Penalized nonparametric mean square estimation of the coefficients of diffusion processes

TL;DR

This paper introduces a nonparametric, penalized least squares method for estimating the drift and diffusion coefficients of stationary diffusion processes from discrete observations, achieving optimal convergence rates.

Contribution

It develops a data-driven, finite-dimensional estimator with non-asymptotic risk bounds for stationary diffusion processes, reaching minimax optimal rates as sampling becomes finer.

Findings

Estimators achieve minimax optimal convergence rates.

Numerical simulations demonstrate estimator effectiveness.

Method adapts to unknown function complexity.

Abstract

We consider a one-dimensional diffusion process $(X_t)$ which is observed at $n+1$ discrete times with regular sampling interval $\Delta$. Assuming that $(X_t)$ is strictly stationary, we propose nonparametric estimators of the drift and diffusion coefficients obtained by a penalized least squares approach.

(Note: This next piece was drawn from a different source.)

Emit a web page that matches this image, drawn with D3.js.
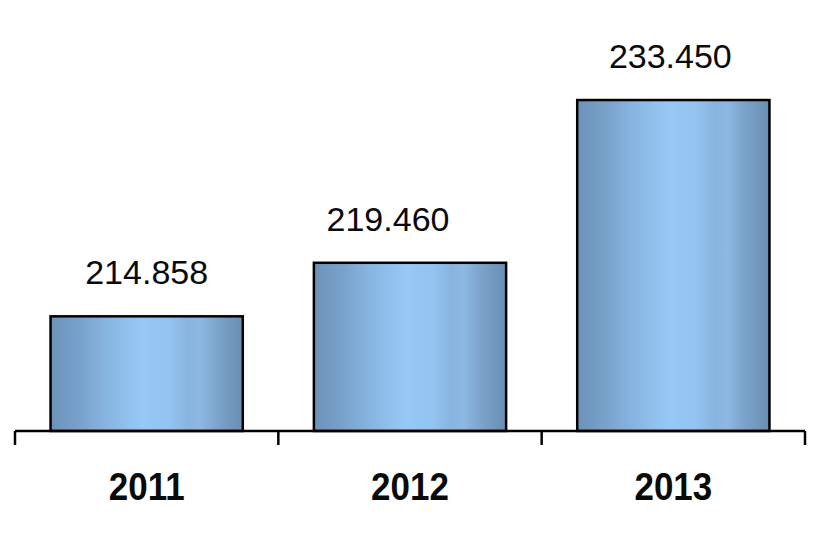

Our estimators belong to a finite-dimensional function space whose dimension is selected by a data-driven method. We provide non-asymptotic risk bounds for the estimators. When the sampling interval tends to zero while the number of observations and the length of the observation time interval tend to infinity, we show that our estimators reach the minimax optimal rates of convergence. Numerical results based on exact simulations of diffusion processes are given for several examples of models and illustrate the qualities of our estimation algorithms.